Objective: Return each line of the listing below, unchanged, and omit the images.

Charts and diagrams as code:
══════

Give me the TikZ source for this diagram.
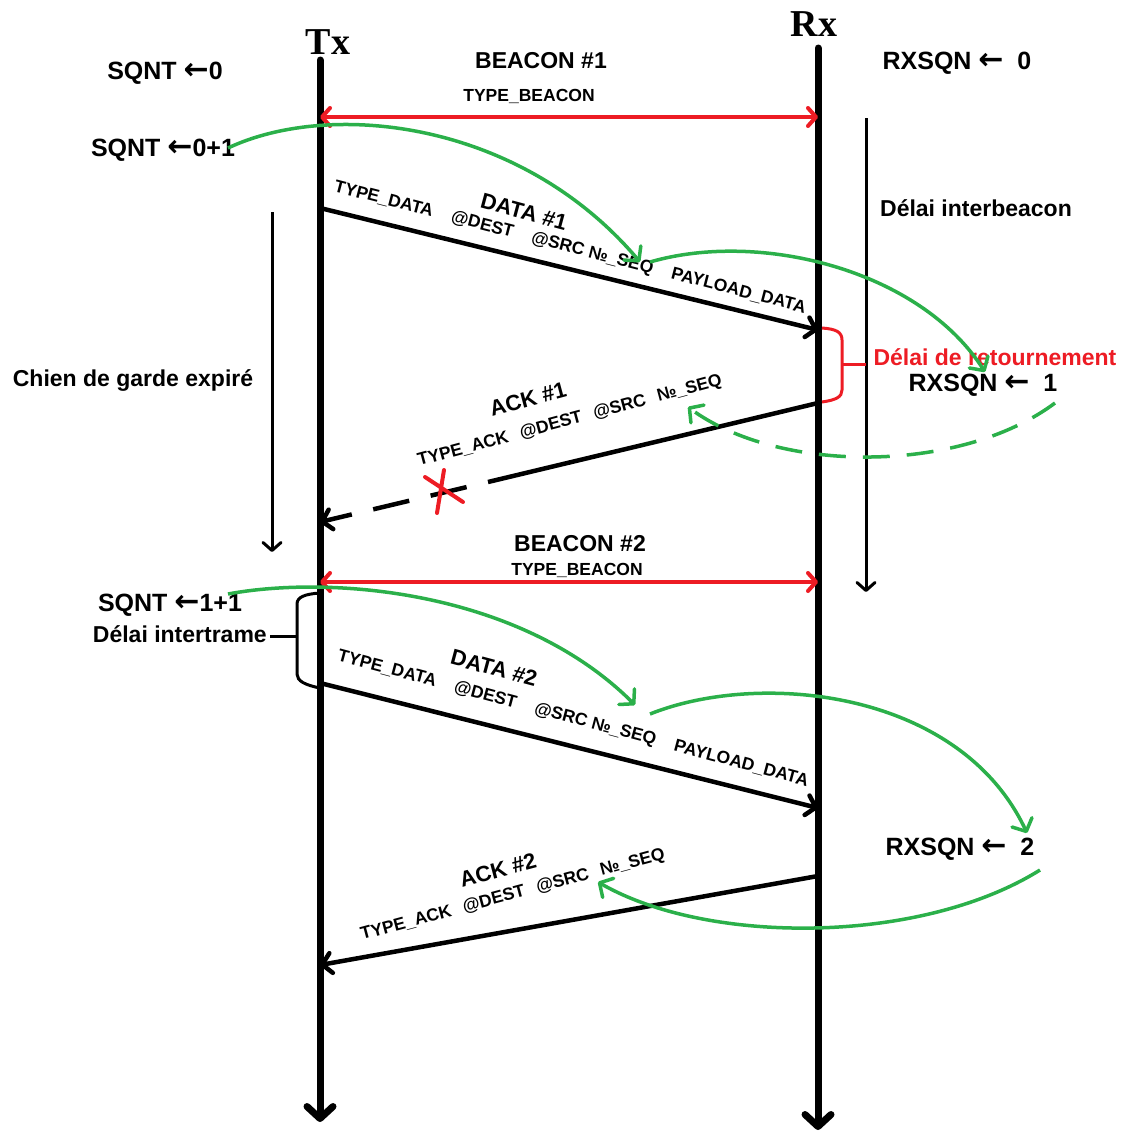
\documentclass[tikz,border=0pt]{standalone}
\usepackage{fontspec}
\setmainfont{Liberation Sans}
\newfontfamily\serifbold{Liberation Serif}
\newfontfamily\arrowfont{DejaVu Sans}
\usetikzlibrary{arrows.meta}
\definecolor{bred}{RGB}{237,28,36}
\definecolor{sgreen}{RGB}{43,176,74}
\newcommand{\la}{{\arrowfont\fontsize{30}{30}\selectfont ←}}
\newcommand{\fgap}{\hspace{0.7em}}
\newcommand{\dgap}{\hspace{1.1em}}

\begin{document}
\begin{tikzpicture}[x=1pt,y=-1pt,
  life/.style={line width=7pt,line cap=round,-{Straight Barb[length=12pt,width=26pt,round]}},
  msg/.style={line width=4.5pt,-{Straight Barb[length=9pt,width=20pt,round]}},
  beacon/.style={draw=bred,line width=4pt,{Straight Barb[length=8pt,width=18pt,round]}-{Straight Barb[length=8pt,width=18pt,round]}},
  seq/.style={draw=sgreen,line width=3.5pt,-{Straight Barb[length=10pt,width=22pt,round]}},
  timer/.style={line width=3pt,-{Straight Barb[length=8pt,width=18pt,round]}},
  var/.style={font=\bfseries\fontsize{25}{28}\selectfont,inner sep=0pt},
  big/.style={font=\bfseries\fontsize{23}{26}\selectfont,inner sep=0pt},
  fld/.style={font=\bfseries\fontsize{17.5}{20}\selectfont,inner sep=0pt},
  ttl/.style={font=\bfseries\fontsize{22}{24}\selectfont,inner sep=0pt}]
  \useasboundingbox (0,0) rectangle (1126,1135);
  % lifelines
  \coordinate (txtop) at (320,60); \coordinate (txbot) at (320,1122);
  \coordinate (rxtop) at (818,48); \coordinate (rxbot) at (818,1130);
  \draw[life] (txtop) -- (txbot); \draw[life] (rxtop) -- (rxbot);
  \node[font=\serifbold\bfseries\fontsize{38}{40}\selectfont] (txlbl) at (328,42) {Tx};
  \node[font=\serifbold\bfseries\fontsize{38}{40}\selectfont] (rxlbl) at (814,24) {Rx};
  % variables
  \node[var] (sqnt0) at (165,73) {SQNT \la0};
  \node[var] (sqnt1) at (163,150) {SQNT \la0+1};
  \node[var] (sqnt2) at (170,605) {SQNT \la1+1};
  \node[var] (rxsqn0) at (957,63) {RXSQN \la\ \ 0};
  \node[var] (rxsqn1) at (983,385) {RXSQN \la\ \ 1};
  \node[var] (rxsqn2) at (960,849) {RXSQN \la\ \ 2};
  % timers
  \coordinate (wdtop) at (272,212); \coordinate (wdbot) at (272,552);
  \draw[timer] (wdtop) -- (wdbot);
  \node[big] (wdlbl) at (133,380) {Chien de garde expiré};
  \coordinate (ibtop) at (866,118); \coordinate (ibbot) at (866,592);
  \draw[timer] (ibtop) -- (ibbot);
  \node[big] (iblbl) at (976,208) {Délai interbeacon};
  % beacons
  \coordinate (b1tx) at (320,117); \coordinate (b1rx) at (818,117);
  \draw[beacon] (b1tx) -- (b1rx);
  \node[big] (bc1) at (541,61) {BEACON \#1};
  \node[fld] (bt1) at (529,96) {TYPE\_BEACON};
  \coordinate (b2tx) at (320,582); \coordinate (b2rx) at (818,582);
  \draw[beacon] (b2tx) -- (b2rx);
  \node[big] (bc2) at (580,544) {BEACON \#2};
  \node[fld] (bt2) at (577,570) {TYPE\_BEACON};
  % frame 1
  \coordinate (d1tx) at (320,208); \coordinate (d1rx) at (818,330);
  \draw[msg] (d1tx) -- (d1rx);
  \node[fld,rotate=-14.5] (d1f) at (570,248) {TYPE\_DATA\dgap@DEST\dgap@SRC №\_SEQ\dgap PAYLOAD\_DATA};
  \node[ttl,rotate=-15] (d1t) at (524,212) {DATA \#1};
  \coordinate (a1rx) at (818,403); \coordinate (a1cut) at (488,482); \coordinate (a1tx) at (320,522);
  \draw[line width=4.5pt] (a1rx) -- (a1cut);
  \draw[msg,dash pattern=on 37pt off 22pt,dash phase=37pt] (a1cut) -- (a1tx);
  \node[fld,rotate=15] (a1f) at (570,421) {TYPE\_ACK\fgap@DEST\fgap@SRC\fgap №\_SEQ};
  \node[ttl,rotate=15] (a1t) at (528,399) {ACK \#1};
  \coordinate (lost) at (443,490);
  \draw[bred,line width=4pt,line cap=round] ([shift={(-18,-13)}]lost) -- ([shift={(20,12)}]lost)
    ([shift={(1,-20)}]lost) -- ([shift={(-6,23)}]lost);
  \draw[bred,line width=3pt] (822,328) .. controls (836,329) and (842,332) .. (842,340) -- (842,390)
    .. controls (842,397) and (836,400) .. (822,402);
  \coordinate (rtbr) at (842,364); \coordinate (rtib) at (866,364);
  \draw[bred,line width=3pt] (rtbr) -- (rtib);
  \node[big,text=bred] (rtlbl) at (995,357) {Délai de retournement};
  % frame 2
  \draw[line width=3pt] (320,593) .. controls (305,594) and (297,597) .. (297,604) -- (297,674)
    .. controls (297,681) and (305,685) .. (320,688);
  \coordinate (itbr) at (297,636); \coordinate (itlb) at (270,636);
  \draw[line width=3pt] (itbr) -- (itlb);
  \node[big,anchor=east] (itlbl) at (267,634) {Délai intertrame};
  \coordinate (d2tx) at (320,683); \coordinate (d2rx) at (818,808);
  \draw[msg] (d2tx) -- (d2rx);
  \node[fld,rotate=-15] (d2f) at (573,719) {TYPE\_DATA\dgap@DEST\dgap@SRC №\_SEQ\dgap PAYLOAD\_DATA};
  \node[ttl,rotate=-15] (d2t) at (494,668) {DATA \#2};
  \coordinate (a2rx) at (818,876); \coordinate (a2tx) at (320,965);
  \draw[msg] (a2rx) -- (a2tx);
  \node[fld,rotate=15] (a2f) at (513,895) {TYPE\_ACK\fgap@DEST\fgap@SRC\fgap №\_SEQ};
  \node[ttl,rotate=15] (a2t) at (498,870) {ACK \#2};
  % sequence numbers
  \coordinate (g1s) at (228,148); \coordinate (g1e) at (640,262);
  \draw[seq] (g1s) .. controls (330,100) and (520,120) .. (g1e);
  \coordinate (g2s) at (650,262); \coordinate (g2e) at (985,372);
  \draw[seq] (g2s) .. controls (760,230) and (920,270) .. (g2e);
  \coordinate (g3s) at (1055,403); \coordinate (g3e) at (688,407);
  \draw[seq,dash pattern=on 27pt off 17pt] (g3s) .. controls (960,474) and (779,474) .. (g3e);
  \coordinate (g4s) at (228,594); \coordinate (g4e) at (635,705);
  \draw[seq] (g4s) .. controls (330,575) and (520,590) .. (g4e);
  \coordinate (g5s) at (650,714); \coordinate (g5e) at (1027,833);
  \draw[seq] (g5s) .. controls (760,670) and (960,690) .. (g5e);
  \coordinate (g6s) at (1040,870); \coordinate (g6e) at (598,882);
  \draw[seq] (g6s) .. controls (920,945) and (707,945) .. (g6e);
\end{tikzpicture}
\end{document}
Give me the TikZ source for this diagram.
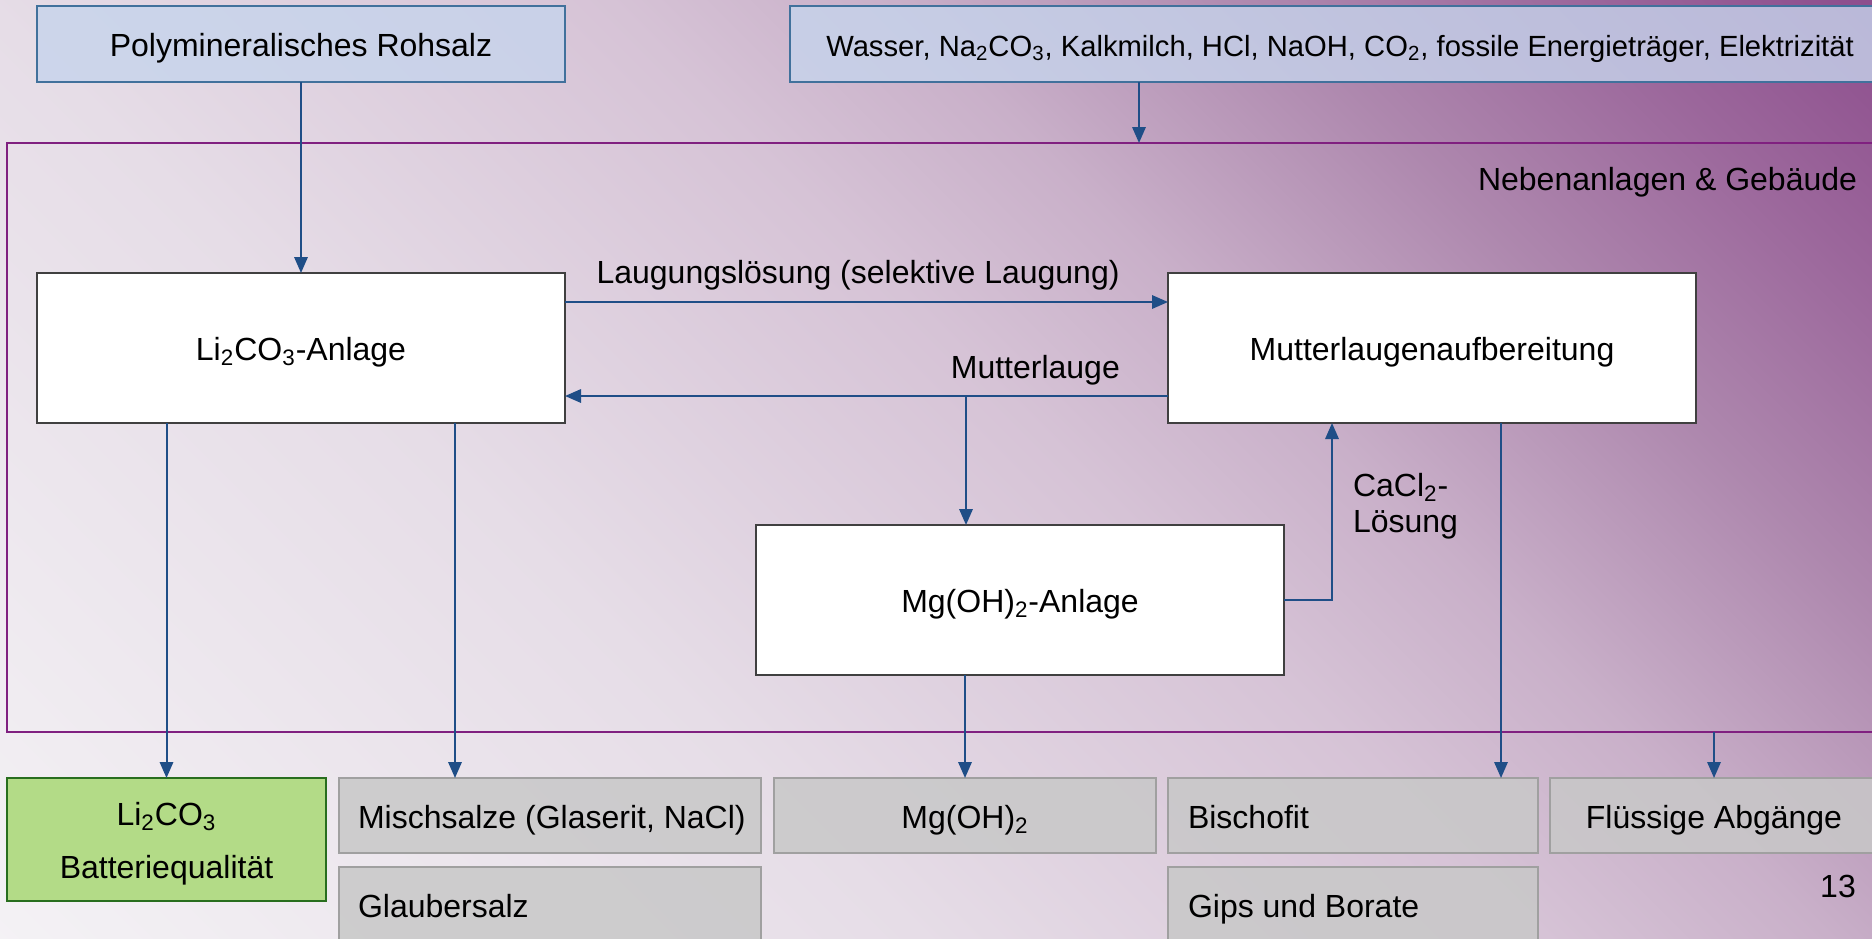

══════

Problem solution:
Give me the TikZ source for this diagram.
\documentclass[tikz,border=0pt]{standalone}
\usepackage{fontspec}
\setmainfont{Liberation Sans}
\newfontfamily\serifbold{Liberation Serif}
\newfontfamily\arrowfont{DejaVu Sans}
\usetikzlibrary{arrows.meta}
\definecolor{bred}{RGB}{237,28,36}
\definecolor{sgreen}{RGB}{43,176,74}
\newcommand{\la}{{\arrowfont\fontsize{30}{30}\selectfont ←}}
\newcommand{\fgap}{\hspace{0.7em}}
\newcommand{\dgap}{\hspace{1.1em}}

\begin{document}
\begin{tikzpicture}[x=1pt,y=-1pt,
  life/.style={line width=7pt,line cap=round,-{Straight Barb[length=12pt,width=26pt,round]}},
  msg/.style={line width=4.5pt,-{Straight Barb[length=9pt,width=20pt,round]}},
  beacon/.style={draw=bred,line width=4pt,{Straight Barb[length=8pt,width=18pt,round]}-{Straight Barb[length=8pt,width=18pt,round]}},
  seq/.style={draw=sgreen,line width=3.5pt,-{Straight Barb[length=10pt,width=22pt,round]}},
  timer/.style={line width=3pt,-{Straight Barb[length=8pt,width=18pt,round]}},
  var/.style={font=\bfseries\fontsize{25}{28}\selectfont,inner sep=0pt},
  big/.style={font=\bfseries\fontsize{23}{26}\selectfont,inner sep=0pt},
  fld/.style={font=\bfseries\fontsize{17.5}{20}\selectfont,inner sep=0pt},
  ttl/.style={font=\bfseries\fontsize{22}{24}\selectfont,inner sep=0pt}]
  \useasboundingbox (0,0) rectangle (1126,1135);
  % lifelines
  \coordinate (txtop) at (320,60); \coordinate (txbot) at (320,1122);
  \coordinate (rxtop) at (818,48); \coordinate (rxbot) at (818,1130);
  \draw[life] (txtop) -- (txbot); \draw[life] (rxtop) -- (rxbot);
  \node[font=\serifbold\bfseries\fontsize{38}{40}\selectfont] (txlbl) at (328,42) {Tx};
  \node[font=\serifbold\bfseries\fontsize{38}{40}\selectfont] (rxlbl) at (814,24) {Rx};
  % variables
  \node[var] (sqnt0) at (165,73) {SQNT \la0};
  \node[var] (sqnt1) at (163,150) {SQNT \la0+1};
  \node[var] (sqnt2) at (170,605) {SQNT \la1+1};
  \node[var] (rxsqn0) at (957,63) {RXSQN \la\ \ 0};
  \node[var] (rxsqn1) at (983,385) {RXSQN \la\ \ 1};
  \node[var] (rxsqn2) at (960,849) {RXSQN \la\ \ 2};
  % timers
  \coordinate (wdtop) at (272,212); \coordinate (wdbot) at (272,552);
  \draw[timer] (wdtop) -- (wdbot);
  \node[big] (wdlbl) at (133,380) {Chien de garde expiré};
  \coordinate (ibtop) at (866,118); \coordinate (ibbot) at (866,592);
  \draw[timer] (ibtop) -- (ibbot);
  \node[big] (iblbl) at (976,208) {Délai interbeacon};
  % beacons
  \coordinate (b1tx) at (320,117); \coordinate (b1rx) at (818,117);
  \draw[beacon] (b1tx) -- (b1rx);
  \node[big] (bc1) at (541,61) {BEACON \#1};
  \node[fld] (bt1) at (529,96) {TYPE\_BEACON};
  \coordinate (b2tx) at (320,582); \coordinate (b2rx) at (818,582);
  \draw[beacon] (b2tx) -- (b2rx);
  \node[big] (bc2) at (580,544) {BEACON \#2};
  \node[fld] (bt2) at (577,570) {TYPE\_BEACON};
  % frame 1
  \coordinate (d1tx) at (320,208); \coordinate (d1rx) at (818,330);
  \draw[msg] (d1tx) -- (d1rx);
  \node[fld,rotate=-14.5] (d1f) at (570,248) {TYPE\_DATA\dgap@DEST\dgap@SRC №\_SEQ\dgap PAYLOAD\_DATA};
  \node[ttl,rotate=-15] (d1t) at (524,212) {DATA \#1};
  \coordinate (a1rx) at (818,403); \coordinate (a1cut) at (488,482); \coordinate (a1tx) at (320,522);
  \draw[line width=4.5pt] (a1rx) -- (a1cut);
  \draw[msg,dash pattern=on 37pt off 22pt,dash phase=37pt] (a1cut) -- (a1tx);
  \node[fld,rotate=15] (a1f) at (570,421) {TYPE\_ACK\fgap@DEST\fgap@SRC\fgap №\_SEQ};
  \node[ttl,rotate=15] (a1t) at (528,399) {ACK \#1};
  \coordinate (lost) at (443,490);
  \draw[bred,line width=4pt,line cap=round] ([shift={(-18,-13)}]lost) -- ([shift={(20,12)}]lost)
    ([shift={(1,-20)}]lost) -- ([shift={(-6,23)}]lost);
  \draw[bred,line width=3pt] (822,328) .. controls (836,329) and (842,332) .. (842,340) -- (842,390)
    .. controls (842,397) and (836,400) .. (822,402);
  \coordinate (rtbr) at (842,364); \coordinate (rtib) at (866,364);
  \draw[bred,line width=3pt] (rtbr) -- (rtib);
  \node[big,text=bred] (rtlbl) at (995,357) {Délai de retournement};
  % frame 2
  \draw[line width=3pt] (320,593) .. controls (305,594) and (297,597) .. (297,604) -- (297,674)
    .. controls (297,681) and (305,685) .. (320,688);
  \coordinate (itbr) at (297,636); \coordinate (itlb) at (270,636);
  \draw[line width=3pt] (itbr) -- (itlb);
  \node[big,anchor=east] (itlbl) at (267,634) {Délai intertrame};
  \coordinate (d2tx) at (320,683); \coordinate (d2rx) at (818,808);
  \draw[msg] (d2tx) -- (d2rx);
  \node[fld,rotate=-15] (d2f) at (573,719) {TYPE\_DATA\dgap@DEST\dgap@SRC №\_SEQ\dgap PAYLOAD\_DATA};
  \node[ttl,rotate=-15] (d2t) at (494,668) {DATA \#2};
  \coordinate (a2rx) at (818,876); \coordinate (a2tx) at (320,965);
  \draw[msg] (a2rx) -- (a2tx);
  \node[fld,rotate=15] (a2f) at (513,895) {TYPE\_ACK\fgap@DEST\fgap@SRC\fgap №\_SEQ};
  \node[ttl,rotate=15] (a2t) at (498,870) {ACK \#2};
  % sequence numbers
  \coordinate (g1s) at (228,148); \coordinate (g1e) at (640,262);
  \draw[seq] (g1s) .. controls (330,100) and (520,120) .. (g1e);
  \coordinate (g2s) at (650,262); \coordinate (g2e) at (985,372);
  \draw[seq] (g2s) .. controls (760,230) and (920,270) .. (g2e);
  \coordinate (g3s) at (1055,403); \coordinate (g3e) at (688,407);
  \draw[seq,dash pattern=on 27pt off 17pt] (g3s) .. controls (960,474) and (779,474) .. (g3e);
  \coordinate (g4s) at (228,594); \coordinate (g4e) at (635,705);
  \draw[seq] (g4s) .. controls (330,575) and (520,590) .. (g4e);
  \coordinate (g5s) at (650,714); \coordinate (g5e) at (1027,833);
  \draw[seq] (g5s) .. controls (760,670) and (960,690) .. (g5e);
  \coordinate (g6s) at (1040,870); \coordinate (g6e) at (598,882);
  \draw[seq] (g6s) .. controls (920,945) and (707,945) .. (g6e);
\end{tikzpicture}
\end{document}
Give me the TikZ source for this diagram.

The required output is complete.